Looks absolutely amazing, just the pricetag of 500$ seems a bit steep. To be fair though, people buying this probably assemble/sell a ton of PCBs so they can recoup that cost fairly easily. As a hobbyist it's sadly too expensive.
You can make it yourself - all the parts and boards are on GitHub (so also a group buy for assembled boards is an option). I couldn't find a BOM cost estimate though and I guess it'd be $1-200 from scratch, plus things like custom buttons.
Probably a lot less. One can effectively use a small aquarium blowing pump by connecting the sucking tube to the air intake instead of the output, and they're cheap, like 10 bucks each. The electronics would be trivial, and the switch could either act on a solenoid valve (less than 10 quid) or be a small hole in the side of the tube so that closing it with a finger would let all air in through the end of the tube.

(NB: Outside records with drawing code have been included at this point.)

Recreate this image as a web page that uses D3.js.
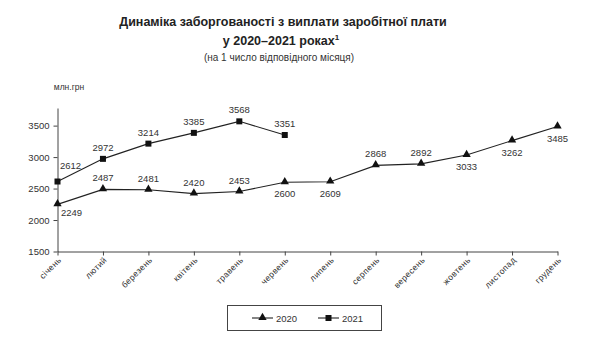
<!DOCTYPE html>
<html>
<head>
<meta charset="utf-8">
<script src="https://cdn.jsdelivr.net/npm/d3@7"></script>
<style>
  html, body { margin: 0; padding: 0; background: #fff; }
  svg { display: block; font-family: "Liberation Sans", "DejaVu Sans", sans-serif; }
</style>
</head>
<body>
<svg id="chart" width="600" height="342"></svg>
<script>
// Months of the year (category axis)
const months = ["січень", "лютий", "березень", "квітень", "травень", "червень",
                "липень", "серпень", "вересень", "жовтень", "листопад", "грудень"];
// Wage arrears, million UAH, on the 1st of each month
const values2020 = [2249, 2487, 2481, 2420, 2453, 2600, 2609, 2868, 2892, 3033, 3262, 3485];
const values2021 = [2612, 2972, 3214, 3385, 3568, 3351];
const yTicks = [1500, 2000, 2500, 3000, 3500];

// Where each value label sits relative to its marker
const place2020 = ["br", "a", "a", "a", "a", "b", "b", "a", "a", "b", "b", "b"];
const place2021 = ["ar", "a", "a", "a", "a", "a"];

const svg = d3.select("#chart");
const x0 = 57.5, x1 = 557.5, yTop = 108, yBottom = 251.5;

const x = d3.scalePoint().domain(months).range([x0, x1]);
const y = d3.scaleLinear().domain([1500, 3780]).range([yBottom, yTop]);

// Titles
svg.append("text").attr("x", 283).attr("y", 26).attr("text-anchor", "middle")
  .attr("font-weight", "bold").attr("font-size", 12.5).attr("fill", "#222")
  .text("Динаміка заборгованості з виплати заробітної плати");
const t2 = svg.append("text").attr("x", 281).attr("y", 45).attr("text-anchor", "middle")
  .attr("font-weight", "bold").attr("font-size", 12.5).attr("fill", "#222");
t2.append("tspan").text("у 2020–2021 роках");
t2.append("tspan").attr("font-size", 8).attr("dy", -5).text("1");
svg.append("text").attr("x", 279).attr("y", 61).attr("text-anchor", "middle")
  .attr("font-size", 10).attr("fill", "#333")
  .text("(на 1 число відповідного місяця)");

svg.append("text").attr("x", 69).attr("y", 90).attr("text-anchor", "middle")
  .attr("font-size", 8.5).attr("fill", "#333").text("млн.грн");

// Y axis
const yAxis = svg.append("g").attr("transform", `translate(${x0},0)`)
  .call(d3.axisLeft(y).tickValues(yTicks).tickFormat(d3.format("d"))
    .tickSize(4).tickSizeOuter(0).tickPadding(4));
yAxis.select(".domain").attr("stroke", "#444");
yAxis.selectAll(".tick line").attr("stroke", "#444");
yAxis.selectAll(".tick text").attr("font-size", 9.5).attr("fill", "#333")
  .attr("font-family", "Liberation Sans, sans-serif");

// X axis
const xAxis = svg.append("g").attr("transform", `translate(0,${yBottom})`)
  .call(d3.axisBottom(x).tickSize(4).tickSizeOuter(0).tickPadding(3));
xAxis.select(".domain").attr("stroke", "#444");
xAxis.selectAll(".tick line").attr("stroke", "#444");
xAxis.selectAll(".tick text")
  .attr("font-size", 8.5).attr("fill", "#333")
  .attr("font-family", "Liberation Sans, sans-serif")
  .attr("letter-spacing", 0.4)
  .attr("text-anchor", "end")
  .attr("dy", 0).attr("y", 0)
  .attr("transform", "translate(4,9) rotate(-45)");

// Series lines
const line = d3.line().x((d, i) => x(months[i])).y(d => y(d));
svg.append("path").datum(values2020).attr("d", line)
  .attr("fill", "none").attr("stroke", "#222").attr("stroke-width", 1.1);
svg.append("path").datum(values2021).attr("d", line)
  .attr("fill", "none").attr("stroke", "#222").attr("stroke-width", 1.1);

// Markers
const tri = d3.symbol().type(d3.symbolTriangle).size(30);
svg.append("g").selectAll("path").data(values2020).join("path")
  .attr("d", tri)
  .attr("transform", (d, i) => `translate(${x(months[i])},${y(d) - 0.5})`)
  .attr("fill", "#111");
svg.append("g").selectAll("rect").data(values2021).join("rect")
  .attr("x", (d, i) => x(months[i]) - 3).attr("y", d => y(d) - 3)
  .attr("width", 6).attr("height", 6).attr("fill", "#111");

// Value labels
function offset(p) {
  if (p === "a") return [0, -8];
  if (p === "b") return [0, 15];
  if (p === "br") return [14, 12];
  if (p === "ar") return [13, -13];
  return [0, 0];
}
function labels(vals, places) {
  svg.append("g").selectAll("text").data(vals).join("text")
    .attr("x", (d, i) => x(months[i]) + offset(places[i])[0])
    .attr("y", (d, i) => y(d) + offset(places[i])[1])
    .attr("text-anchor", "middle").attr("font-size", 9.5).attr("fill", "#333")
    .text(d => d);
}
labels(values2020, place2020);
labels(values2021, place2021);

// Legend
const lg = svg.append("g");
lg.append("rect").attr("x", 227.5).attr("y", 305.5).attr("width", 154).attr("height", 25)
  .attr("fill", "#fff").attr("stroke", "#444");
const ly = 318;
lg.append("line").attr("x1", 252).attr("x2", 273).attr("y1", ly).attr("y2", ly)
  .attr("stroke", "#222").attr("stroke-width", 1.1);
lg.append("path").attr("d", tri).attr("transform", `translate(262.5,${ly - 0.5})`).attr("fill", "#111");
lg.append("text").attr("x", 276).attr("y", ly + 3.5).attr("font-size", 9.5).attr("fill", "#333").text("2020");
lg.append("line").attr("x1", 318).attr("x2", 339).attr("y1", ly).attr("y2", ly)
  .attr("stroke", "#222").attr("stroke-width", 1.1);
lg.append("rect").attr("x", 325.5).attr("y", ly - 3).attr("width", 6).attr("height", 6).attr("fill", "#111");
lg.append("text").attr("x", 342).attr("y", ly + 3.5).attr("font-size", 9.5).attr("fill", "#333").text("2021");
</script>
</body>
</html>
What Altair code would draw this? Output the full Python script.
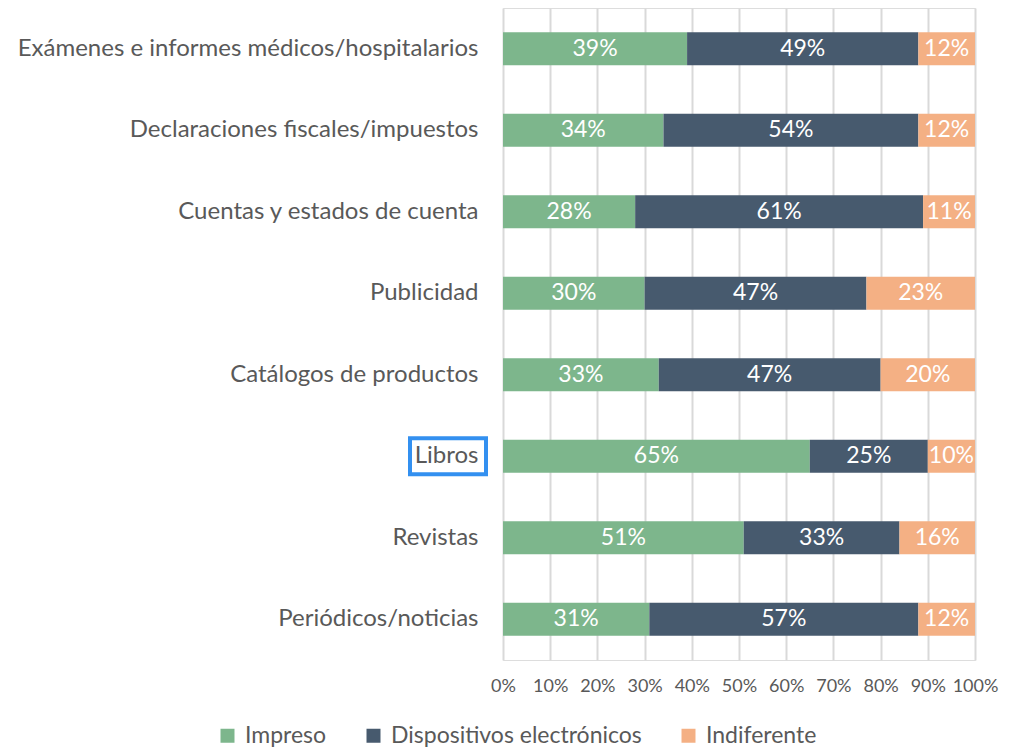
import altair as alt
import pandas as pd

categories = [
    "Exámenes e informes médicos/hospitalarios",
    "Declaraciones fiscales/impuestos",
    "Cuentas y estados de cuenta",
    "Publicidad ",
    "Catálogos de productos",
    "Libros",
    "Revistas",
    "Periódicos/noticias",
]
series = ["Impreso", "Dispositivos electrónicos", "Indiferente"]
impreso = [39, 34, 28, 30, 33, 65, 51, 31]
dispositivos = [49, 54, 61, 47, 47, 25, 33, 57]
indiferente = [12, 12, 11, 23, 20, 10, 16, 12]
colors = ["#7DB68C", "#475A6E", "#F4B084"]
highlight = "Libros"

rows = []
for i, c in enumerate(categories):
    for j, (s, vals) in enumerate(zip(series, [impreso, dispositivos, indiferente])):
        rows.append({"cat": c, "serie": s, "ord": j, "val": vals[i] / 100})
df = pd.DataFrame(rows)

FONT = "Lato"
GRAY = "#595959"

y_enc = alt.Y(
    "cat:N",
    sort=categories,
    scale=alt.Scale(paddingInner=0, paddingOuter=0),
    axis=alt.Axis(
        title=None, domain=False, ticks=False, labelPadding=25,
        labelFontSize=24, labelColor=GRAY, labelFont=FONT, labelLimit=600,
        minExtent=495, maxExtent=495,
    ),
)

base = alt.Chart(df).transform_stack(
    stack="val", groupby=["cat"], as_=["x0", "x1"], sort=[alt.SortField("ord")]
).transform_calculate(mid="(datum.x0 + datum.x1) / 2")

xscale = alt.Scale(domain=[0, 1], nice=False)

bars = base.mark_bar(size=33).encode(
    x=alt.X(
        "x0:Q", scale=xscale,
        axis=alt.Axis(
            title=None, format=".0%", values=[i / 10 for i in range(11)],
            domain=False, ticks=False, grid=True, gridColor="#D9D9D9", gridWidth=2,
            labelFontSize=18, labelColor=GRAY, labelFont=FONT, labelPadding=17,
            labelOverlap=False, labelFlush=False,
        ),
    ),
    x2="x1:Q",
    y=y_enc,
    color=alt.Color(
        "serie:N",
        scale=alt.Scale(domain=series, range=colors),
        legend=alt.Legend(
            title=None, orient="none", direction="horizontal",
            legendX=-287, legendY=716, padding=0,
            symbolType="square", symbolSize=196, symbolStrokeWidth=0,
            labelFontSize=23, labelColor=GRAY, labelFont=FONT, labelLimit=0,
            columnPadding=35, labelOffset=6,
        ),
    ),
    order=alt.Order("ord:Q"),
)

labels = base.mark_text(color="white", fontSize=23, font=FONT).encode(
    x=alt.X("mid:Q", scale=xscale),
    y=y_enc,
    text=alt.Text("val:Q", format=".0%"),
)

box = alt.Chart(pd.DataFrame({"cat": [highlight]})).mark_bar(
    size=36, fillOpacity=0, stroke="#3390F0", strokeWidth=4
).encode(
    x=alt.value(-93), x2=alt.value(-17), y=y_enc,
)

chart = alt.layer(bars, labels, box).properties(
    width=472, height=652,
    padding={"left": 0, "top": 0, "right": 5, "bottom": 0},
).configure_view(stroke=None).configure(font=FONT)

chart.save("out.html", embed_options={"renderer": "svg", "actions": False})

Heh, looks better built than our "pyramid of power" professional SMT vacuum pick! I forget what the new price is but it had to have been close. To make it worse, when you order replacement tips there's a minimum of $100 on the order!
The alternative is tweezers. There's a few really annoying problems:
It's very easy to squeeze a bit too hard or not quite get the grip right and the part will ping off and you'll never find it.
If the tweezers get a bit of solder paste on them the components start to stick so you can't let go of them.
It's really hard to get the components out of the tape - so you tend to have to tip them out and then they are upside down so you need to flip them over. Which is really hard with tiny components and again you often lose them.
For larger components (e.g. MCUs) its quite hard to pick them up in a way that is easy to place with tweezers.
To add a little to the existing replies. When you buy surface mount parts, they normally come on tapes - little plastic/cardboard strips with indents that the components sit in and a film over the top. These tapes are sold as reels if you need lots of units, but most hobbyists buy "cut tape" which the big distributors offer.
In a production setup, the pick and place machine accepts the reels and uses a vacuum tool to pick the parts up. It knows the orientation of the part in the tape (which is fixed) and where it needs to go on the board. Often components with irregular tops (usb connectors for example) will have small piece of kapton tape fixed to them to aid pickup. This is important: if you're doing this with tweezers, it's often annoying to pick the parts out of the tape and if you dump on the table you usually have to flip things the right way up, rotate them, etc. So a vacuum tool makes that a lot easier.
Small pens already exist and so do diy options like aquarium pumps, but this is a really polished looking project and great if it's open source too.
I once replaced a faulty SMD fuse on a laptop motherboard; I used tweezers and a microscope. Could I have done such a repair with a pick and place theoretically?
This is used for circuit assembly indeed. The vaccum is used to pick a small component from a tray and place it on the PCB at the right place. As the components are so small nowadays the small tip of the nozzle helps where human hand would be to big.
Nice. I have a manual tool for this, with a little squeeze bulb, but it's not reliable.[1] You'd think there would be some $5 tool that runs on an AAA battery, but apparently not.
There's fish tank pumps that can be easily adapted and work great. You use a luer fitting to attach the vacuum tips. From there you can add extras, like pass the tubing through a pen and epoxy the luer to the end of the pen. A foot pedal operated solenoid can be added that opens the line to ambient pressure to release vacuum and drop the part.
I can’t even tell if you’re being sarcastic, but exactly what you describe does exist [1]. They work OK, but they are a little heavy in the hand for fine placement. The vacuum is quite weak, nowhere near as powerful as a basic converted aquarium pump, and that really limits its utility for me. It would only work well if I had just the right tip, and just the right suction cup for larger components.
My aquarium pump setup only needs two tips, one for 0603 sized components, and a slightly larger tip with a small suction cup that handles everything from 0805 to 14x14mm large ICs (when picked on centre of gravity).